-- BEGIN Provided material --
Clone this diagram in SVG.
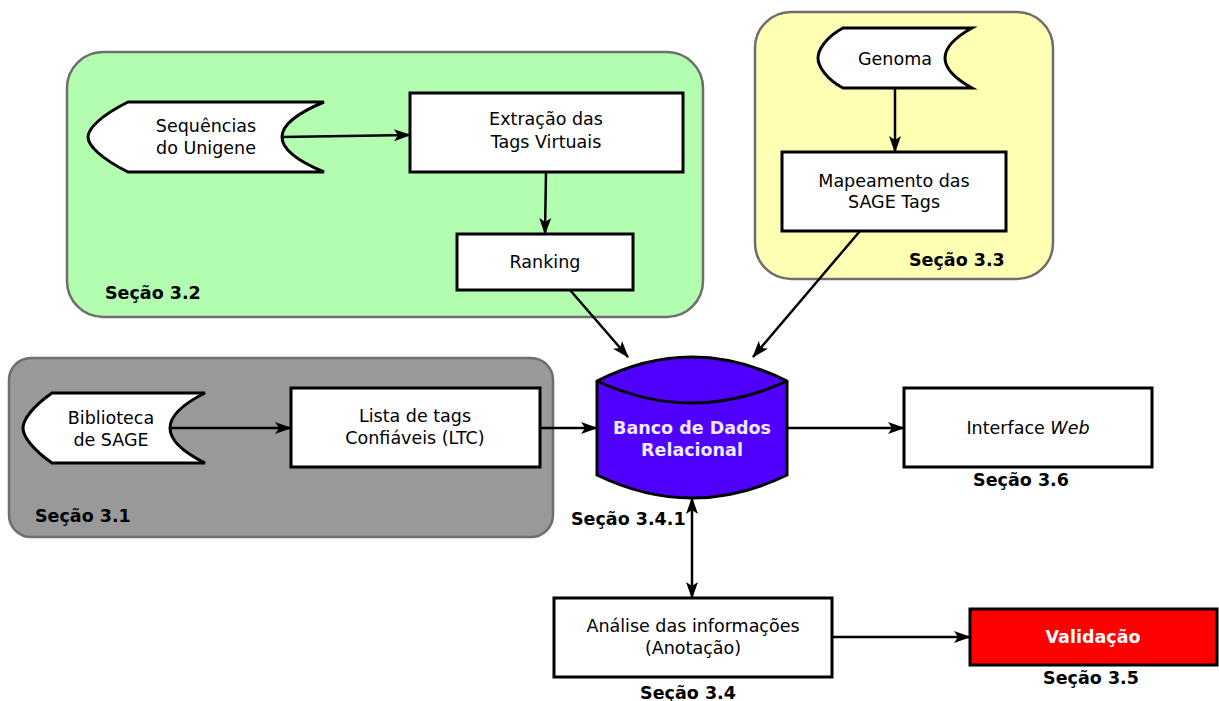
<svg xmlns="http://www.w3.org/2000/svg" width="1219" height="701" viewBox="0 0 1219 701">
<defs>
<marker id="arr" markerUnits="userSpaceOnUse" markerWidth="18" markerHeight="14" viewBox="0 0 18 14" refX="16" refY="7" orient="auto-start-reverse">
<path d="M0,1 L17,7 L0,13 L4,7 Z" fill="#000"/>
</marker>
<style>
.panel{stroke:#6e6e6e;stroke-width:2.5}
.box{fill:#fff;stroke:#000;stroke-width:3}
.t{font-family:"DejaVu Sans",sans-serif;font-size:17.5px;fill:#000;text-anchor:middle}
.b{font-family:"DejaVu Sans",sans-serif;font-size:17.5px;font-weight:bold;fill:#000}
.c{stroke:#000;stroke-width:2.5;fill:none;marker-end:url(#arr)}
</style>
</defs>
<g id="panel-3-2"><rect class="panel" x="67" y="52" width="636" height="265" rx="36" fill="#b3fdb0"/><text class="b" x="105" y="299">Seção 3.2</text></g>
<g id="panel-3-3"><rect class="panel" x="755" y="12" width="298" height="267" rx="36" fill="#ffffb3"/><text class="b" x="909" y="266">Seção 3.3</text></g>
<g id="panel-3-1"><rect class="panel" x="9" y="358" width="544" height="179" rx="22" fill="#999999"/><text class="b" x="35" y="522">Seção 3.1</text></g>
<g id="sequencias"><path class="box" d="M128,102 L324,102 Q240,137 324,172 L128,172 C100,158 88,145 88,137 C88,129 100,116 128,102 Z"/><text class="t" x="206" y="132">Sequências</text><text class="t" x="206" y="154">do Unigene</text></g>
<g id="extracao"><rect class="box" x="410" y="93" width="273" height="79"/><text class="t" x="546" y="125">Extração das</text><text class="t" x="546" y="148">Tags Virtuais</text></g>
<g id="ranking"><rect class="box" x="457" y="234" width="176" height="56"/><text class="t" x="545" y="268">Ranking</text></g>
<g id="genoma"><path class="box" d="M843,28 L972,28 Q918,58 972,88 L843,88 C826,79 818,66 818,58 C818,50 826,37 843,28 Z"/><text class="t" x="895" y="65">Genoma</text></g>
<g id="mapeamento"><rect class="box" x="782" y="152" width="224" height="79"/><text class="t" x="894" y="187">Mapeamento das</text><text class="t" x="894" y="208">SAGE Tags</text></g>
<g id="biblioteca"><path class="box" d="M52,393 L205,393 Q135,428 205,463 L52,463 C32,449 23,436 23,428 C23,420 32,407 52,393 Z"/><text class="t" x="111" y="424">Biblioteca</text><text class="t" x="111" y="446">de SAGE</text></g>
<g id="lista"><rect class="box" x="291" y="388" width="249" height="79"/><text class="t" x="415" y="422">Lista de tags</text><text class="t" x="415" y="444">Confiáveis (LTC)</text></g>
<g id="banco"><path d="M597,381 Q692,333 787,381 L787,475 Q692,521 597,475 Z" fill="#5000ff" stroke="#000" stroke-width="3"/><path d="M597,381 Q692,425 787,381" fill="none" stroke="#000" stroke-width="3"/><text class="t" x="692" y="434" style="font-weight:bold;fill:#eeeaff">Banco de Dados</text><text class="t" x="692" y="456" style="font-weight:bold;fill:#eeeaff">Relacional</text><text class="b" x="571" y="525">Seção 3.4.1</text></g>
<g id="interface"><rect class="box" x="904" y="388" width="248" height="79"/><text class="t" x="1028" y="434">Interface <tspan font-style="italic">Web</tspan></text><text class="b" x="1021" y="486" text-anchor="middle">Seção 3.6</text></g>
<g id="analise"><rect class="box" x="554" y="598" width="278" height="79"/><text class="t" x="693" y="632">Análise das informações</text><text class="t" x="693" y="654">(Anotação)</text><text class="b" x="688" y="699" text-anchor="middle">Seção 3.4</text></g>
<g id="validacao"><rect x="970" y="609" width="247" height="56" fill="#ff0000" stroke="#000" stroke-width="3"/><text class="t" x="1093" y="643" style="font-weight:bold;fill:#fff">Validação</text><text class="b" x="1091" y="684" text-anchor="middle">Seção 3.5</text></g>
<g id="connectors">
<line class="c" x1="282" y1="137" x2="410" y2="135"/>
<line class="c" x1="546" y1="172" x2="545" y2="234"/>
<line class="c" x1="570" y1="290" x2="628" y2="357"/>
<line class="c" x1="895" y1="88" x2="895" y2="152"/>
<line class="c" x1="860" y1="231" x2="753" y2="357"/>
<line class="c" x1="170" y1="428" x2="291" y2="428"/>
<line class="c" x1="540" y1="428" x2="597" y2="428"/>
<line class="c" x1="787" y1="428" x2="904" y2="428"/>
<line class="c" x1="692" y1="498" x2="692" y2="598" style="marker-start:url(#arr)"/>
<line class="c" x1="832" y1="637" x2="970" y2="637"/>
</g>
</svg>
-- END Provided material --
-- BEGIN Provided material --
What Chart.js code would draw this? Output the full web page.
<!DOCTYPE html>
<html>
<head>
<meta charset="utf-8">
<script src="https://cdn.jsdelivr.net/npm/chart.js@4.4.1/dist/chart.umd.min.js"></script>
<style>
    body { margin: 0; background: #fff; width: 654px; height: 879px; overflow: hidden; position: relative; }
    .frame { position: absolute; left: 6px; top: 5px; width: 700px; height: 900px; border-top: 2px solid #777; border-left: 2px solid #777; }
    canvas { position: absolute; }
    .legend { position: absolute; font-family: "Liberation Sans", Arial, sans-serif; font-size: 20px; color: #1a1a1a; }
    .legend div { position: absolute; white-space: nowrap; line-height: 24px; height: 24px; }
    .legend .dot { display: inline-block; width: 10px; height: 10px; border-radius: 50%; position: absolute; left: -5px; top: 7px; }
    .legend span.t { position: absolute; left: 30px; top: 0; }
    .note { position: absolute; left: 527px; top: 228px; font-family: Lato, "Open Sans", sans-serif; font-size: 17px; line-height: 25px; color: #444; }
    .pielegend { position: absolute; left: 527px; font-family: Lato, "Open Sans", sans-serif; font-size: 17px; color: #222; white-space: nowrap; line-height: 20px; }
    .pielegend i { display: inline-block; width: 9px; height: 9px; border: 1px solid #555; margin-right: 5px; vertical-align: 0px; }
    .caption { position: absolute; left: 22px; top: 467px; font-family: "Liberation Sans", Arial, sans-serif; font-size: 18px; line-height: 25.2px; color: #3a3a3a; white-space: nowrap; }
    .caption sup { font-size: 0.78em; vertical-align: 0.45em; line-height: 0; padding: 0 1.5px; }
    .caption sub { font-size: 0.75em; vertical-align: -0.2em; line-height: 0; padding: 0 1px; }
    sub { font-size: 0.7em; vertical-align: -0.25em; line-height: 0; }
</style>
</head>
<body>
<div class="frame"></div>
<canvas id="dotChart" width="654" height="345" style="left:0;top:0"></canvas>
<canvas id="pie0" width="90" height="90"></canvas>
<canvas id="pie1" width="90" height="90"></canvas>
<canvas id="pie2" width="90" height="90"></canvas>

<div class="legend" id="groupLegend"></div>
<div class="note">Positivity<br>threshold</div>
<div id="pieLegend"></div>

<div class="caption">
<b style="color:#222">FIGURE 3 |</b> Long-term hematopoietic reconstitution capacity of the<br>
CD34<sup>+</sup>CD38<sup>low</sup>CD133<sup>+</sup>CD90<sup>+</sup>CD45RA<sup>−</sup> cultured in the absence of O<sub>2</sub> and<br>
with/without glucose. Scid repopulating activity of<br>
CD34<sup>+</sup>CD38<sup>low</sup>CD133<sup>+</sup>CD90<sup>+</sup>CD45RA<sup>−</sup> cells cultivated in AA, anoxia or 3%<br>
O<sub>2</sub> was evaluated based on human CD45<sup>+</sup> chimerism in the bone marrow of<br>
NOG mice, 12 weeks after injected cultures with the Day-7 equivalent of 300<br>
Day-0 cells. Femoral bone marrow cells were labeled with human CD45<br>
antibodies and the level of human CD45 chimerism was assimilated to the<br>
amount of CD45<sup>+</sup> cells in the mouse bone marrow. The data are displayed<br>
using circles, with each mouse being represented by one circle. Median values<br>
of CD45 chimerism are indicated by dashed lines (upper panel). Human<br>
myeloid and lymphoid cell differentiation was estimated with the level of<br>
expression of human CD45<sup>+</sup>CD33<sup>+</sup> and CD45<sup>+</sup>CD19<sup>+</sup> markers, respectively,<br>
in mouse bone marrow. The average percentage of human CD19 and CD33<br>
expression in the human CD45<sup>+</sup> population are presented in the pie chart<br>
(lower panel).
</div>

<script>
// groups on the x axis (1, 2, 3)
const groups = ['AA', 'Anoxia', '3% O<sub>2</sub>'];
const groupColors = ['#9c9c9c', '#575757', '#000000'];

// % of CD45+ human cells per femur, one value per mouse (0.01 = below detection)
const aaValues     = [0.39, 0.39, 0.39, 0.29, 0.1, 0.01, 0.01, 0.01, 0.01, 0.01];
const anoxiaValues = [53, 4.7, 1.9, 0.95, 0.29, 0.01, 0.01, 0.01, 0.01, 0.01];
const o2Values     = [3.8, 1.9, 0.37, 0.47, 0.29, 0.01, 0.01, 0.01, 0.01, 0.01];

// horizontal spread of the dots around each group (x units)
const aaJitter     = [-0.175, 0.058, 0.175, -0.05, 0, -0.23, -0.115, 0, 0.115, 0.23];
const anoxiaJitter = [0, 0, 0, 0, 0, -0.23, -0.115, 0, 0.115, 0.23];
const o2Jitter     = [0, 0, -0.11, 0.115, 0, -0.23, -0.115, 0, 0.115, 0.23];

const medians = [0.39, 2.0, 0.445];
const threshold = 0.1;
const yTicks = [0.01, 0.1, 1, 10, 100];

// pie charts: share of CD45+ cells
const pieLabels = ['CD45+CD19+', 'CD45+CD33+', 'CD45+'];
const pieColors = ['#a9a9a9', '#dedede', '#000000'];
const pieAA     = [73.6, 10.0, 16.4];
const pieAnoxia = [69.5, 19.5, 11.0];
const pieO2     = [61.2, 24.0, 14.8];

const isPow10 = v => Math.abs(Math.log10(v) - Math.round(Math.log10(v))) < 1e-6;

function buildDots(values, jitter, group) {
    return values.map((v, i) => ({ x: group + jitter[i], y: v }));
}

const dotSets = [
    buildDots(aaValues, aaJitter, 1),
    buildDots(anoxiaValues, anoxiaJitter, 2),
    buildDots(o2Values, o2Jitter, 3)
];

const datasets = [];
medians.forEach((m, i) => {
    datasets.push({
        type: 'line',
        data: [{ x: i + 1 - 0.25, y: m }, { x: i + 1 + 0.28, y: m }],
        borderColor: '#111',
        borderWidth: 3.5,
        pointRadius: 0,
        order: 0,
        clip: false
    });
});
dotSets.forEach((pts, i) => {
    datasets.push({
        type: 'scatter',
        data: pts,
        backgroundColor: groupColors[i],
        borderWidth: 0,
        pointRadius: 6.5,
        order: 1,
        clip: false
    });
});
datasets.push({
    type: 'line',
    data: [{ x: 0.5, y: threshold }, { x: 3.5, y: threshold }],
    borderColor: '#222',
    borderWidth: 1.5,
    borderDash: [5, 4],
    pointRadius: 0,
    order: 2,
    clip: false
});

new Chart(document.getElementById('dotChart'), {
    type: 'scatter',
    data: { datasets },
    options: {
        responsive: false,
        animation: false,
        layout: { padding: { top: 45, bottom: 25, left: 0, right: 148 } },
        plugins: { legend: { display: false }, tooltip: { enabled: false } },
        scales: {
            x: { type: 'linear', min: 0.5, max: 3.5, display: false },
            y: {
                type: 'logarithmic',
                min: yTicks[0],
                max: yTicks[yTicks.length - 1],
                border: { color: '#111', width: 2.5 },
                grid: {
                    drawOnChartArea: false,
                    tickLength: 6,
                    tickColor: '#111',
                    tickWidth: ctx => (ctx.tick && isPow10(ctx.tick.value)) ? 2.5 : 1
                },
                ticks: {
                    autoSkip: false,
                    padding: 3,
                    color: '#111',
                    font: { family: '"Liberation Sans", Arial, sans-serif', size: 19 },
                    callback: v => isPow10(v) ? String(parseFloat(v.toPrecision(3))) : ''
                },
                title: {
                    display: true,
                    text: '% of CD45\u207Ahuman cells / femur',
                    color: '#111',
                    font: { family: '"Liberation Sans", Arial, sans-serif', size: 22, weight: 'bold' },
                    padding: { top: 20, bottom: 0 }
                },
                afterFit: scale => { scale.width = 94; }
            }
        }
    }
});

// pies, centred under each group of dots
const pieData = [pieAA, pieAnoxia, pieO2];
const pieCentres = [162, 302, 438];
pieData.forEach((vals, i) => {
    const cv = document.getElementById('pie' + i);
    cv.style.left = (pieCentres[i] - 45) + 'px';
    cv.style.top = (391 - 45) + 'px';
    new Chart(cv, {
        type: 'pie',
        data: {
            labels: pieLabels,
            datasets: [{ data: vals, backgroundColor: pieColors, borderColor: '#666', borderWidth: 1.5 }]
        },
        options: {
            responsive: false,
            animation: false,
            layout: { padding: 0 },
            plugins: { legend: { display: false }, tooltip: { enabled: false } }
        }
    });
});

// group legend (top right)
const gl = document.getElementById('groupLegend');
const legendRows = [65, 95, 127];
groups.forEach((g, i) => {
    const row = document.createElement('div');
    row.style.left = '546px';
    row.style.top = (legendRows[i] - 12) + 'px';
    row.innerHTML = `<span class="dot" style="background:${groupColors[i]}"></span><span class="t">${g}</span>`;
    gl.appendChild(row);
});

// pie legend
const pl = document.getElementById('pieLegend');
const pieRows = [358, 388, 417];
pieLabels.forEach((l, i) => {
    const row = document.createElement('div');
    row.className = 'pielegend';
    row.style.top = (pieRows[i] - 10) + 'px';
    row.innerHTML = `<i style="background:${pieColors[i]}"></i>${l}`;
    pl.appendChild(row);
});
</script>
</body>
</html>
-- END Provided material --
-- BEGIN Provided material --
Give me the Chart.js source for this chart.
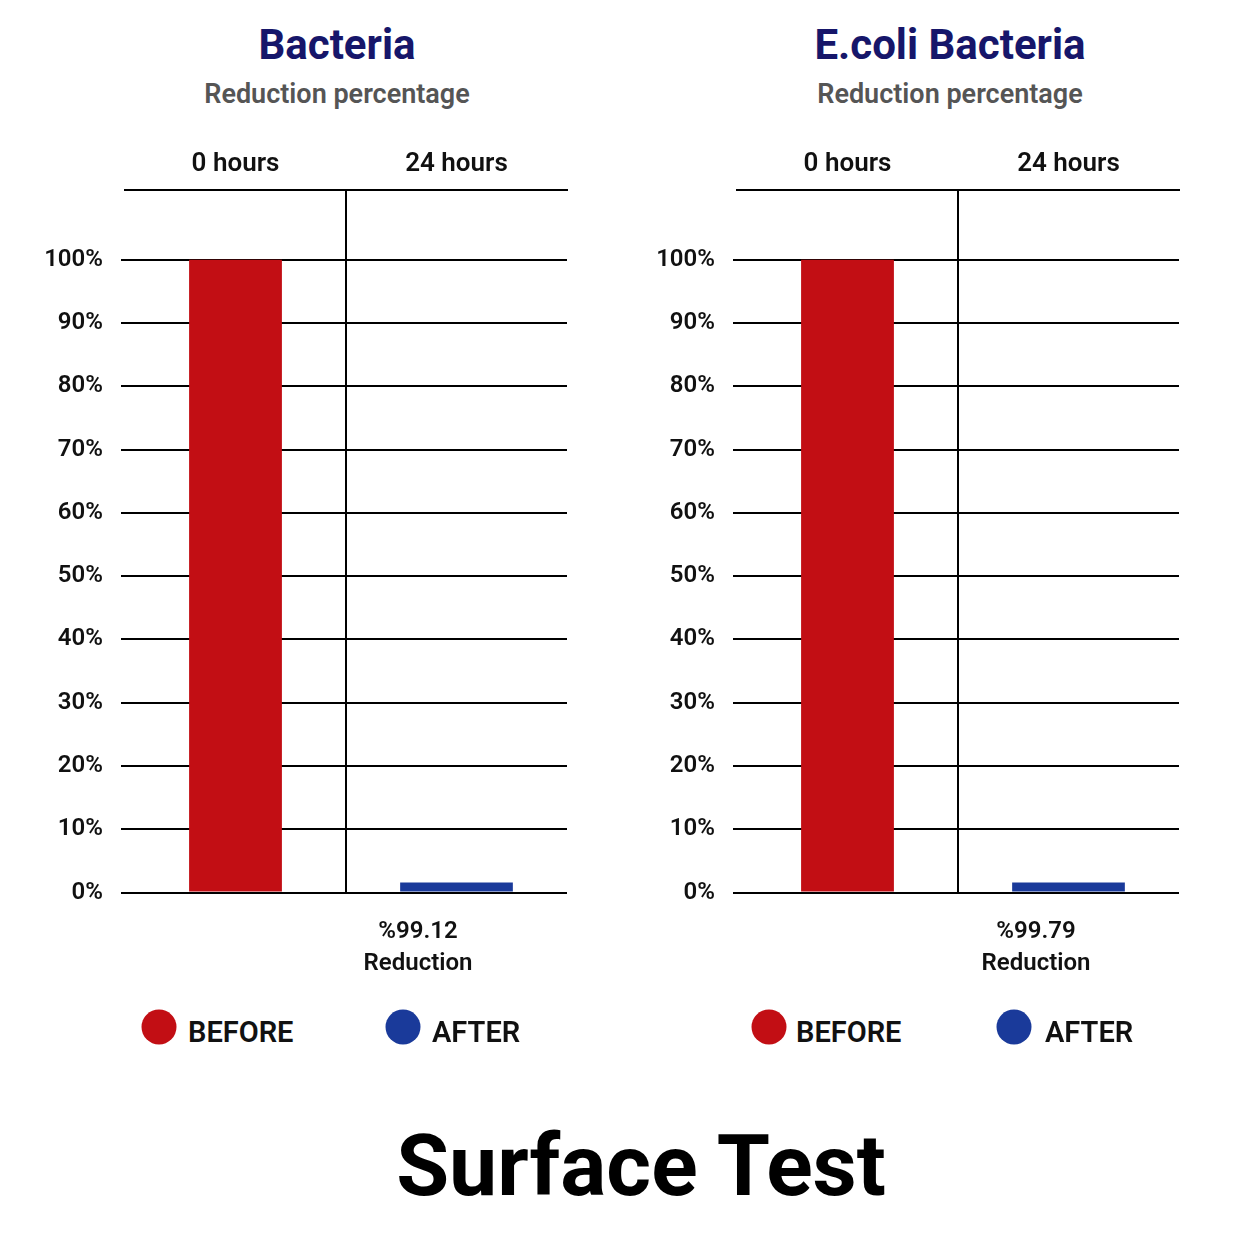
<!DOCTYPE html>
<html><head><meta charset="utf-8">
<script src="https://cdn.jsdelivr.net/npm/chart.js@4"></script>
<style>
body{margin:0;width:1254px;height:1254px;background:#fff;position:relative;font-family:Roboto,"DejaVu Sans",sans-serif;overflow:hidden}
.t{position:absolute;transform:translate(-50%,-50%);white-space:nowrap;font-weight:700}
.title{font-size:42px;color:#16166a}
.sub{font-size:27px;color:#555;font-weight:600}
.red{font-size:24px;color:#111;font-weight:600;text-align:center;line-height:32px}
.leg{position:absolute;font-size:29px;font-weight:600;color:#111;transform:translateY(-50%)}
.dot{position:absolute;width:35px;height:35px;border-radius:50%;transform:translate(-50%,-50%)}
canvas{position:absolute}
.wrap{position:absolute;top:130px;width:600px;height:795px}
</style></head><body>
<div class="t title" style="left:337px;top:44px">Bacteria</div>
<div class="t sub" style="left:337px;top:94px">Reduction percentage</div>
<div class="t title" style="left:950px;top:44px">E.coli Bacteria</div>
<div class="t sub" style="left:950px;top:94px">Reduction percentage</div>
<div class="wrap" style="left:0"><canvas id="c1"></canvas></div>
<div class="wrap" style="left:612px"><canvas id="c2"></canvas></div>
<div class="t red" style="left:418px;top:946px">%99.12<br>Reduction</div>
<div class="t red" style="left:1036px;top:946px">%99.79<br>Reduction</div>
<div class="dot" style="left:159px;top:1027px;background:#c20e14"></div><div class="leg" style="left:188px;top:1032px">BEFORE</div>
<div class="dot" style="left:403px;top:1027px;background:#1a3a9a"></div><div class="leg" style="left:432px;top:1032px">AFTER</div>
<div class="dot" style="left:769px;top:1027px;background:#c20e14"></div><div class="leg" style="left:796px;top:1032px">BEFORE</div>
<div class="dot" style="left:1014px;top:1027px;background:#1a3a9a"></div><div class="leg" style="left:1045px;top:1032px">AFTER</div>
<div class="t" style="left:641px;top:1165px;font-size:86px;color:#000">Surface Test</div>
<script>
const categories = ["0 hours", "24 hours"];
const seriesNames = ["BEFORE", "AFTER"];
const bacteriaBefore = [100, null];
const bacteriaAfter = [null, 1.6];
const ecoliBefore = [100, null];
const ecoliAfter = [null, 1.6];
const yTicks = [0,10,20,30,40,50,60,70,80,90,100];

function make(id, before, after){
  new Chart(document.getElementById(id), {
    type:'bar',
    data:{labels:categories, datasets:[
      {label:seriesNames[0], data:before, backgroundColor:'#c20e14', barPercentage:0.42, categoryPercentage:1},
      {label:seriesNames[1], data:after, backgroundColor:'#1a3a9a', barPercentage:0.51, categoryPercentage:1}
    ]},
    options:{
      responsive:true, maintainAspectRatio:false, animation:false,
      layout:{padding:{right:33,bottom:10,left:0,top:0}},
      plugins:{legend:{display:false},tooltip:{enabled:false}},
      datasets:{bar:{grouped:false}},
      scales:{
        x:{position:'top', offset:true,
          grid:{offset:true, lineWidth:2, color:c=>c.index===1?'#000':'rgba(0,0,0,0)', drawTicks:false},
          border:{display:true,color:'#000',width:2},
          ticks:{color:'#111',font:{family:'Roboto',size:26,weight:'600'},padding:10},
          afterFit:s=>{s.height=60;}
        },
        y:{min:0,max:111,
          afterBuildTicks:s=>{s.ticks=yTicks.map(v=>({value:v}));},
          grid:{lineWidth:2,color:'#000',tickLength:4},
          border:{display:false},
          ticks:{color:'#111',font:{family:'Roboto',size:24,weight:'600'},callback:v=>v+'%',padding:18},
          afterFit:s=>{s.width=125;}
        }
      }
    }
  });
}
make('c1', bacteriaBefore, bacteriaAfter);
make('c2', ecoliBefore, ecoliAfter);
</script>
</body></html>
-- END Provided material --
> **Work to complete**
The word "this" may turn up on some lines of these records; say how many, with no other words.

> **The answer**
3